How do I check if my Merchant Center uses the Content API?

In Merchant Center Next, go to Settings, then Data Sources, and check the Source column. If any data source shows Content API in that column, you need to migrate before August 18, 2026.

Do I need a developer to complete the Google Merchant API migration?

Not always. If you use a major ecommerce platform like Shopify or WooCommerce, your platform or plugin vendor may handle the migration automatically. If you use custom scripts or proprietary data pipelines, developer involvement is almost certainly required.

What is the difference between the Content API and the Merchant API?

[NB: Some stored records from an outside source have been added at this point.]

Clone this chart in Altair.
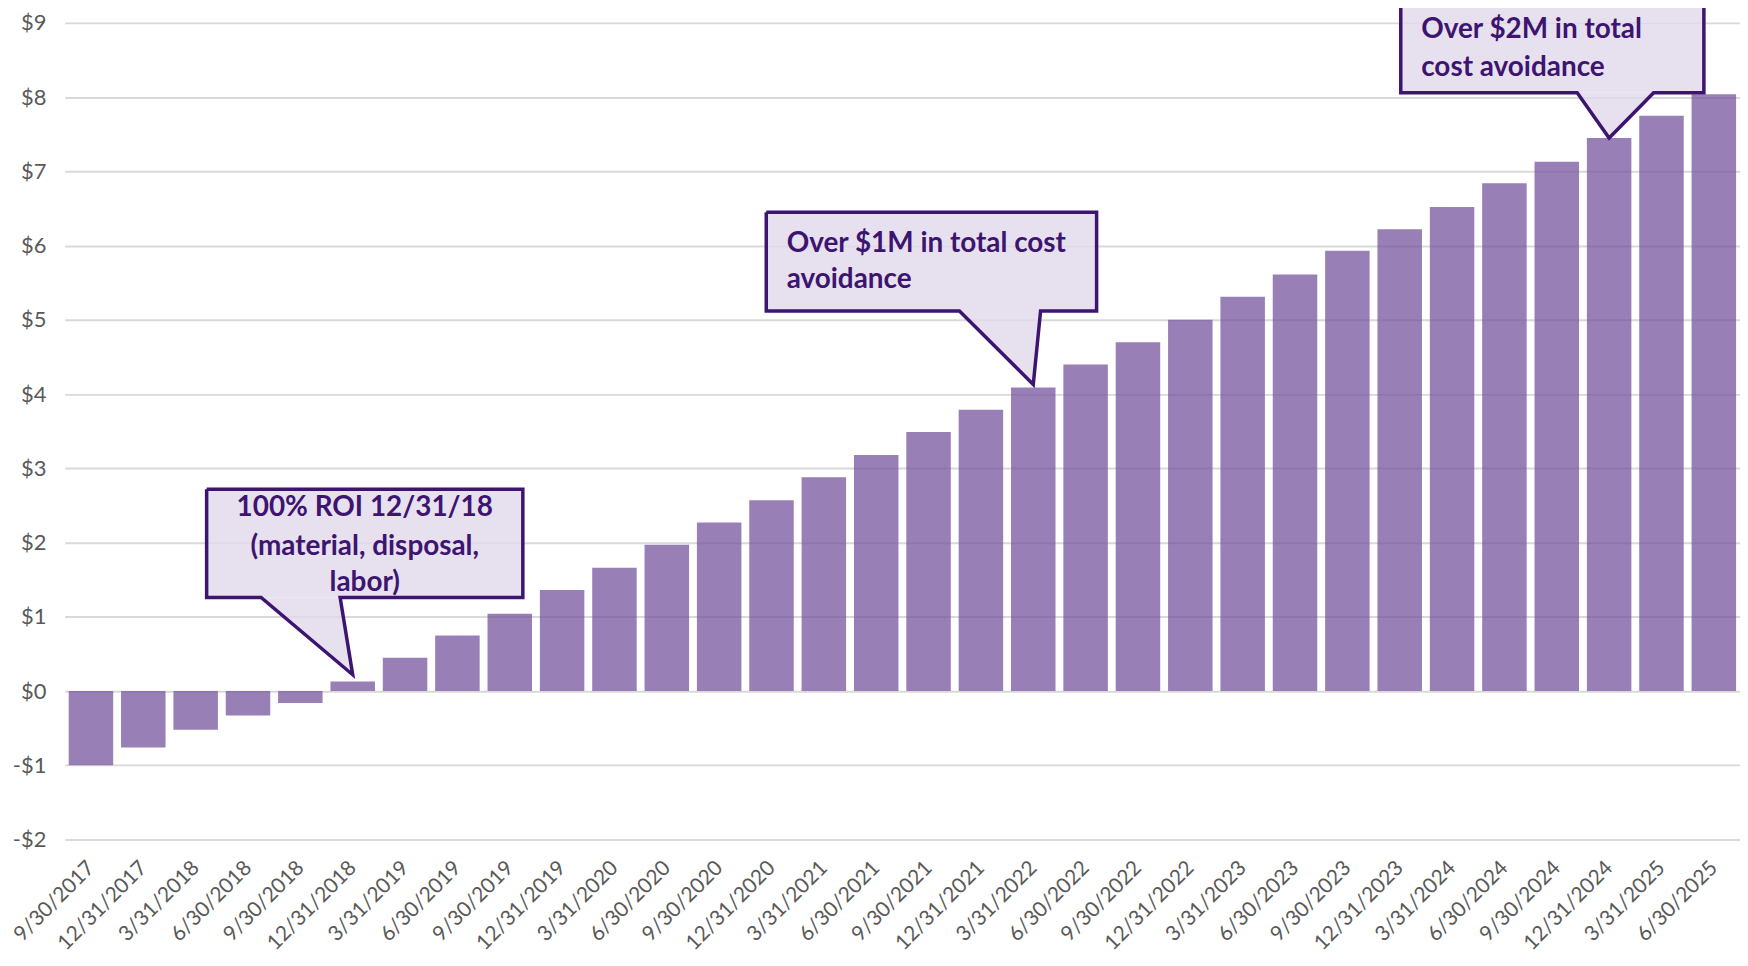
import altair as alt
import pandas as pd

# ---------------- data ----------------
dates = ["9/30/2017", "12/31/2017", "3/31/2018", "6/30/2018", "9/30/2018", "12/31/2018",
         "3/31/2019", "6/30/2019", "9/30/2019", "12/31/2019", "3/31/2020", "6/30/2020",
         "9/30/2020", "12/31/2020", "3/31/2021", "6/30/2021", "9/30/2021", "12/31/2021",
         "3/31/2022", "6/30/2022", "9/30/2022", "12/31/2022", "3/31/2023", "6/30/2023",
         "9/30/2023", "12/31/2023", "3/31/2024", "6/30/2024", "9/30/2024", "12/31/2024",
         "3/31/2025", "6/30/2025"]
values = [-1.00, -0.76, -0.52, -0.33, -0.16, 0.13, 0.45, 0.75, 1.04, 1.36, 1.66, 1.97,
          2.27, 2.57, 2.88, 3.18, 3.49, 3.79, 4.09, 4.40, 4.70, 5.00, 5.31, 5.61,
          5.93, 6.22, 6.52, 6.84, 7.13, 7.45, 7.75, 8.04]
y_ticks = [-2, -1, 0, 1, 2, 3, 4, 5, 6, 7, 8, 9]

# callout texts
callout_texts = [
    ["100% ROI 12/31/18", "(material, disposal,", "labor)"],
    ["Over $1M in total cost", "avoidance"],
    ["Over $2M in total", "cost avoidance"],
]
callout_bars = [5, 18, 29]  # bar each callout points to

# callout layout (in data units of the chart's scales)
callout_layout = [
    dict(left=2.21, right=8.25, top=2.72, bottom=1.26, base_l=3.25, base_r=4.76, gap=0.09,
         tx=5.23, ty=[2.47, 1.94, 1.45], align="center"),
    dict(left=12.90, right=19.21, top=6.45, bottom=5.12, base_l=16.59, base_r=18.14, gap=0.04,
         tx=13.29, ty=[6.02, 5.53], align="left"),
    dict(left=25.02, right=30.81, top=9.45, bottom=8.06, base_l=28.39, base_r=29.85, gap=0.0,
         tx=25.41, ty=[8.90, 8.39], align="left"),
]

# ---------------- styles ----------------
BAR_COLOR = "#74539e"
DARK = "#3d1470"
BOX_FILL = "#e2dbec"
FONT = "Lato"
HALF = 0.425

bars = pd.DataFrame({"idx": list(range(len(dates))), "label": dates, "value": values})

outline_rows, area_rows, rect_rows, text_c, text_l = [], [], [], [], []
for cid, (lay, bi, lines) in enumerate(zip(callout_layout, callout_bars, callout_texts)):
    tip_x = bi
    tip_y = values[bi] + lay["gap"]
    pts = [(lay["left"], lay["top"]), (lay["right"], lay["top"]), (lay["right"], lay["bottom"]),
           (lay["base_r"], lay["bottom"]), (tip_x, tip_y), (lay["base_l"], lay["bottom"]),
           (lay["left"], lay["bottom"]), (lay["left"], lay["top"])]
    for o, (px, py) in enumerate(pts):
        outline_rows.append({"id": cid, "o": o, "x": px, "y": py})
    area_rows.append({"id": cid, "y": lay["bottom"], "x": lay["base_l"], "x2": lay["base_r"]})
    area_rows.append({"id": cid, "y": tip_y, "x": tip_x, "x2": tip_x})
    rect_rows.append({"id": cid, "l": lay["left"], "r": lay["right"], "t": lay["top"], "b": lay["bottom"]})
    for line, ty in zip(lines, lay["ty"]):
        row = {"x": lay["tx"], "y": ty, "text": line}
        (text_c if lay["align"] == "center" else text_l).append(row)

outline = pd.DataFrame(outline_rows)
area = pd.DataFrame(area_rows)
rects = pd.DataFrame(rect_rows)
tc = pd.DataFrame(text_c)
tl = pd.DataFrame(text_l)

xs = alt.Scale(domain=[-0.5, len(dates) - 0.5], nice=False, zero=False)
ys = alt.Scale(domain=[-2, 9], nice=False, zero=False)

label_arr = "[" + ",".join("'" + d + "'" for d in dates) + "]"

x_axis = alt.Axis(values=list(range(len(dates))), labelExpr=label_arr + "[datum.value]",
                  labelAngle=315, labelAlign="right", labelBaseline="middle",
                  labelPadding=25, labelOverlap=False, labelBound=False, labelFlush=False,
                  grid=False, domain=False, ticks=False, title=None,
                  labelFont=FONT, labelFontSize=21, labelColor="#595959")
y_axis = alt.Axis(values=y_ticks,
                  labelExpr="datum.value < 0 ? '-$' + abs(datum.value) : '$' + datum.value",
                  grid=True, gridColor="#d9d9d9", gridWidth=2, domain=False, ticks=False,
                  title=None, labelPadding=19, labelFont=FONT, labelFontSize=22,
                  labelColor="#595959")


def X(field):
    return alt.X(field, scale=xs, axis=x_axis, title=None)


def Y(field):
    return alt.Y(field, scale=ys, axis=y_axis, title=None)


bar_layer = alt.Chart(bars).transform_calculate(
    x0=f"datum.idx - {HALF}", x1=f"datum.idx + {HALF}"
).mark_bar(color=BAR_COLOR, opacity=0.74).encode(
    x=X("x0:Q"), x2="x1:Q",
    y=Y("value:Q"), y2=alt.datum(0),
)

rect_layer = alt.Chart(rects).mark_rect(fill=BOX_FILL, fillOpacity=0.82).encode(
    x=X("l:Q"), x2="r:Q", y=Y("t:Q"), y2="b:Q",
)

tri_layer = alt.Chart(area).mark_area(orient="horizontal", fill=BOX_FILL, fillOpacity=0.82,
                                      interpolate="linear").encode(
    y=Y("y:Q"), x=X("x:Q"), x2="x2:Q", detail="id:N",
)

outline_layer = alt.Chart(outline).mark_line(color=DARK, strokeWidth=3.5, strokeJoin="miter",
                                             interpolate="linear").encode(
    x=X("x:Q"), y=Y("y:Q"), detail="id:N", order="o:Q",
)

text_center = alt.Chart(tc).mark_text(font=FONT, fontWeight="bold", fontSize=28, color=DARK,
                                      align="center", baseline="middle").encode(
    x=X("x:Q"), y=Y("y:Q"), text="text:N")

text_left = alt.Chart(tl).mark_text(font=FONT, fontWeight="bold", fontSize=28, color=DARK,
                                    align="left", baseline="middle").encode(
    x=X("x:Q"), y=Y("y:Q"), text="text:N")

chart = alt.layer(bar_layer, rect_layer, tri_layer, outline_layer, text_center, text_left).properties(
    width=1682, height=820,
    autosize=alt.AutoSizeParams(type="none"),
    padding={"left": 57, "top": 13, "right": 0, "bottom": 125},
    background="white",
).configure_view(stroke=None)

chart.save("out.html", embed_options={"renderer": "svg", "actions": False})
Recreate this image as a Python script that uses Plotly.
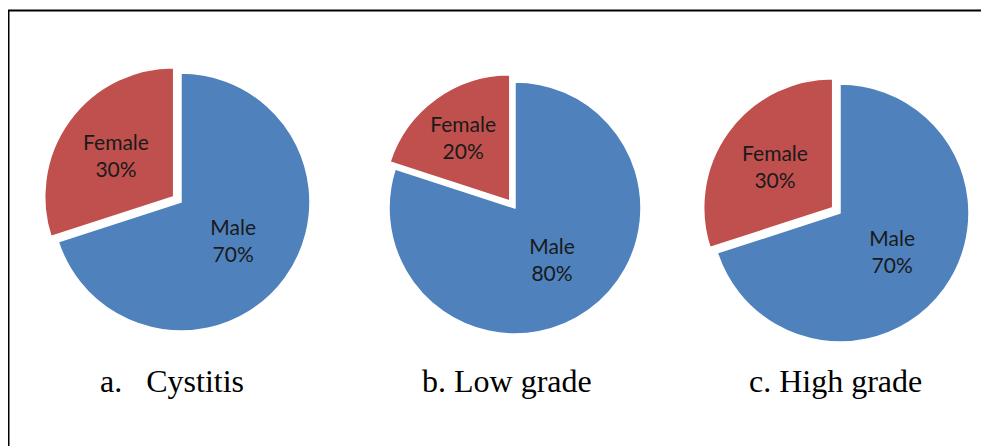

The Google Merchant API is a complete architectural rebuild of the Content API for Shopping, not a simple rename. It uses new resource structures, request formats, and data formatting standards. It also adds AI-powered product optimization features and faster inventory sync that the Content API never supported.

Will my feed labels transfer automatically during migration?

No. Feed labels do not transfer automatically during the Google Merchant API migration. You need to manually reconnect feed labels after migration and verify that any Shopping or Performance Max campaigns using those labels continue serving.

I only use file uploads to Merchant Center. Do I need to migrate?

No. The migration deadline applies only to programmatic API integrations. Brands that upload product data exclusively through manual file uploads, scheduled fetch, or Google Sheets do not need to take any action.

How long does the Google Merchant API migration take?

Simple integrations can complete migration in a few weeks. Complex setups with custom scripts, multiple data pipelines, and third-party reporting tools should plan for 16 to 20 weeks of total migration time, including testing and validation.

Can I run the Content API and Merchant API at the same time during migration?

Yes. Until August 18, 2026, both APIs run in parallel. Google recommends running them simultaneously during the testing phase to verify data integrity before fully cutting over to the Merchant API.